Instruction —
In this exercise, the entries below include pictures. Repeat exactly the lines from the line with "Give me the" to the line with "deaths_conf_inc = [None, 75, 27.5, 6.5]", including both, but without the pictures.

-- start --

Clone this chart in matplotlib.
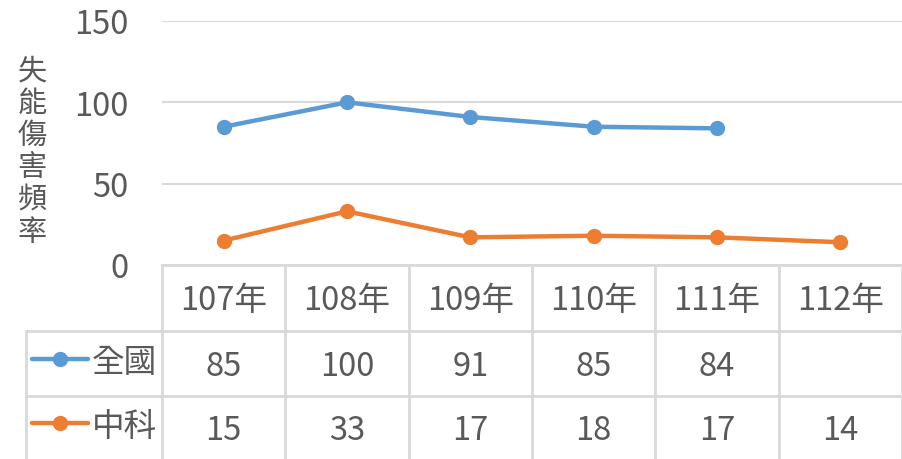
import numpy as np
import matplotlib.pyplot as plt

plt.rcParams['font.family'] = ['Noto Sans CJK TC', 'DejaVu Sans']

# data
years = ['107年', '108年', '109年', '110年', '111年', '112年']
national = [85, 100, 91, 85, 84, np.nan]
zhongke = [15, 33, 17, 18, 17, 14]
series_names = ['全國', '中科']
yticks = [0, 50, 100, 150]

blue = '#5B9BD5'
orange = '#ED7D31'
grid_c = '#D9D9D9'
txt_c = '#595959'
fs = 23.5

W, H = 902, 460
fig = plt.figure(figsize=(W / 100, H / 100), dpi=100)

# main plot area
ax = fig.add_axes([162 / W, (H - 266) / H, 740 / W, (266 - 22) / H])
x = np.arange(len(years))
ax.plot(x, national, color=blue, lw=3.2, marker='o', ms=10, solid_capstyle='round')
ax.plot(x, zhongke, color=orange, lw=3.2, marker='o', ms=10, solid_capstyle='round')
ax.set_xlim(-0.5, len(years) - 0.5)
ax.set_ylim(0, 150)
ax.set_yticks(yticks)
ax.set_xticks([])
ax.grid(axis='y', color=grid_c, lw=1.5)
ax.set_axisbelow(True)
for s in ax.spines.values():
    s.set_visible(False)
ax.tick_params(axis='y', length=0, pad=24, labelsize=fs, labelcolor=txt_c)

fig.text(32 / W, 1 - 152 / H, '\n'.join('失能傷害頻率'), ha='center', va='center',
         fontsize=fs - 2.5, color=txt_c, linespacing=1.1)

# data table
tb = fig.add_axes([162 / W, 0, 740 / W, (H - 266) / H])
tb.set_xlim(-0.5, len(years) - 0.5)
tb.set_ylim(H - 266, 0)
tb.axis('off')
left = -0.5 - (162 - 26) / 740 * len(years)
row_lines = [66, 131]
row_mid = [35, 101, 165]

tb.axhline(0, color=grid_c, lw=2, clip_on=False)
for r in row_lines:
    tb.plot([left, len(years) - 0.5], [r, r], color=grid_c, lw=2, clip_on=False)
for i in range(len(years) + 1):
    tb.plot([i - 0.5, i - 0.5], [0, H - 266], color=grid_c, lw=2, clip_on=False)
tb.plot([left, left], [row_lines[0], H - 266], color=grid_c, lw=2, clip_on=False)

for i, yr in enumerate(years):
    tb.text(i, row_mid[0], yr, ha='center', va='center', fontsize=fs, color=txt_c)
for vals, name, col, ym in [(national, series_names[0], blue, row_mid[1]),
                            (zhongke, series_names[1], orange, row_mid[2])]:
    for i, v in enumerate(vals):
        if not np.isnan(v):
            tb.text(i, ym, f'{v:.0f}', ha='center', va='center', fontsize=fs, color=txt_c)
    kx0 = left + (32 - 26) / 740 * len(years)
    kx1 = left + (88 - 26) / 740 * len(years)
    tb.plot([kx0, kx1], [ym - 7, ym - 7], color=col, lw=3.2, solid_capstyle='round', clip_on=False)
    tb.plot([(kx0 + kx1) / 2], [ym - 7], 'o', color=col, ms=10, clip_on=False)
    tb.text(left + (92 - 26) / 740 * len(years), ym - 4, name, ha='left', va='center',
            fontsize=fs, color=txt_c)

fig.savefig('out.png', dpi=100)
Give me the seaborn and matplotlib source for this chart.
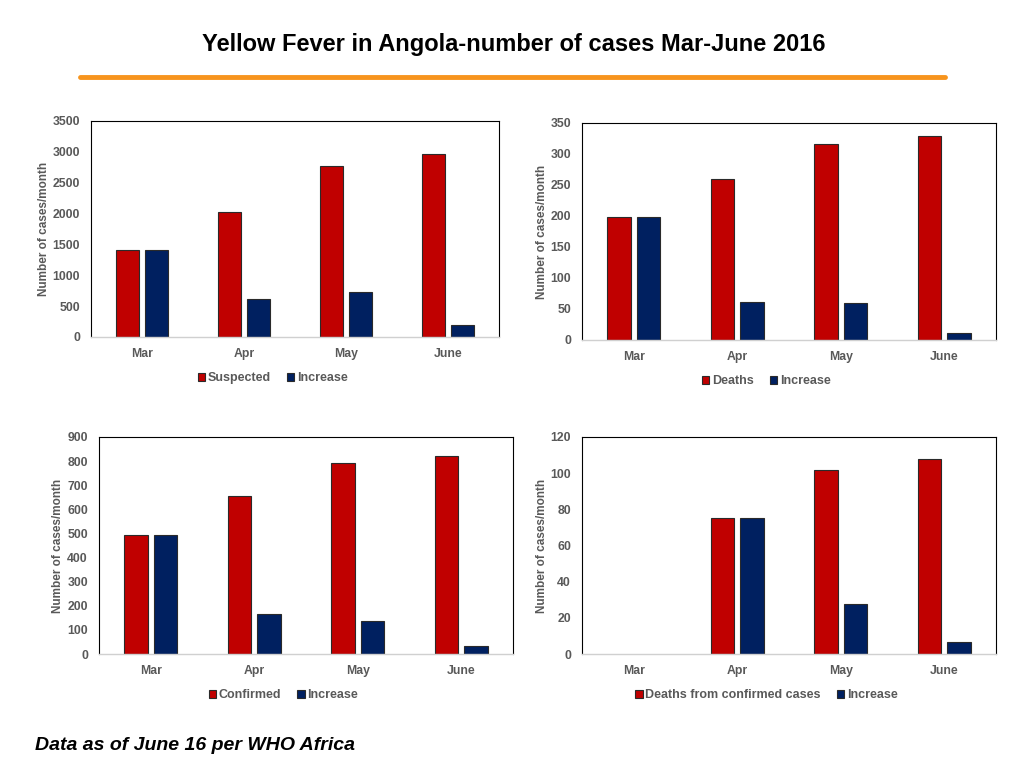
import pandas as pd
import seaborn as sns
import matplotlib.pyplot as plt
from matplotlib.lines import Line2D

months = ['Mar', 'Apr', 'May', 'June']

suspected = [1415, 2028, 2772, 2968]
suspected_inc = [1415, 616, 732, 196]
deaths = [198, 260, 316, 329]
deaths_inc = [198, 61, 59, 12]
confirmed = [494, 655, 792, 821]
confirmed_inc = [494, 166, 137, 32]
deaths_conf = [None, 75, 102, 108]
deaths_conf_inc = [None, 75, 27.5, 6.5]

sns.set_theme(style='white')
plt.rcParams['font.family'] = ['Liberation Sans', 'DejaVu Sans']

grey = '#595959'
red = '#C00000'
navy = '#002060'

fig = plt.figure(figsize=(10.24, 7.68), dpi=100)

panels = [
    ('Suspected', suspected, suspected_inc, 3500, 500, [0.0889, 0.5612, 0.3984, 0.28125]),
    ('Deaths', deaths, deaths_inc, 350, 50, [0.5684, 0.5573, 0.4043, 0.2826]),
    ('Confirmed', confirmed, confirmed_inc, 900, 100, [0.0967, 0.1484, 0.4043, 0.2826]),
    ('Deaths from confirmed cases', deaths_conf, deaths_conf_inc, 120, 20, [0.5684, 0.1484, 0.4043, 0.2826]),
]

for name, main, inc, ymax, step, pos in panels:
    ax = fig.add_axes(pos)
    df = pd.DataFrame({
        'month': months * 2,
        'series': [name] * 4 + ['Increase'] * 4,
        'value': main + inc,
    })
    sns.barplot(data=df, x='month', y='value', hue='series', order=months,
                hue_order=[name, 'Increase'], palette=[red, navy], saturation=1,
                width=0.57, gap=0.21, edgecolor='#2a2a2a', linewidth=0.8,
                errorbar=None, ax=ax)
    ax.set_ylim(0, ymax)
    ax.set_yticks(range(0, ymax + 1, step))
    ax.set_xlabel('')
    ax.set_ylabel('Number of cases/month', color=grey, fontsize=8.5,
                  fontweight='bold', labelpad=2)
    ax.tick_params(axis='both', length=0, colors=grey, labelsize=8.8)
    ax.tick_params(axis='x', pad=8)
    ax.tick_params(axis='y', pad=8)
    for lab in ax.get_xticklabels() + ax.get_yticklabels():
        lab.set_fontweight('bold')
    for s in ['top', 'left', 'right']:
        ax.spines[s].set_color('black')
        ax.spines[s].set_linewidth(0.8)
    ax.spines['bottom'].set_color('#D0D0D0')
    ax.spines['bottom'].set_linewidth(1.0)
    handles, labels = ax.get_legend_handles_labels()
    ax.get_legend().remove()
    leg = ax.legend(handles, labels, loc='center', bbox_to_anchor=(0.445, -0.19),
                    ncol=2, frameon=False, fontsize=9, handlelength=0.6,
                    handleheight=0.6, handletextpad=0.2, columnspacing=1.3)
    for t in leg.get_texts():
        t.set_color(grey)
        t.set_fontweight('bold')

fig.text(0.502, 0.942, 'Yellow Fever in Angola-number of cases Mar-June 2016',
         ha='center', va='center', fontsize=17, fontweight='bold', color='black')
fig.add_artist(Line2D([80 / 1024, 945 / 1024], [1 - 77 / 768, 1 - 77 / 768],
                      color='#F7941D', linewidth=3.5))
fig.text(35 / 1024, 1 - 746 / 768, 'Data as of June 16 per WHO Africa',
         ha='left', va='center', fontsize=14, fontweight='bold', style='italic',
         color='black')

fig.savefig('out.png', dpi=100)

-- end --

Solution to this task —
Give me the seaborn and matplotlib source for this chart.
import pandas as pd
import seaborn as sns
import matplotlib.pyplot as plt
from matplotlib.lines import Line2D

months = ['Mar', 'Apr', 'May', 'June']

suspected = [1415, 2028, 2772, 2968]
suspected_inc = [1415, 616, 732, 196]
deaths = [198, 260, 316, 329]
deaths_inc = [198, 61, 59, 12]
confirmed = [494, 655, 792, 821]
confirmed_inc = [494, 166, 137, 32]
deaths_conf = [None, 75, 102, 108]
deaths_conf_inc = [None, 75, 27.5, 6.5]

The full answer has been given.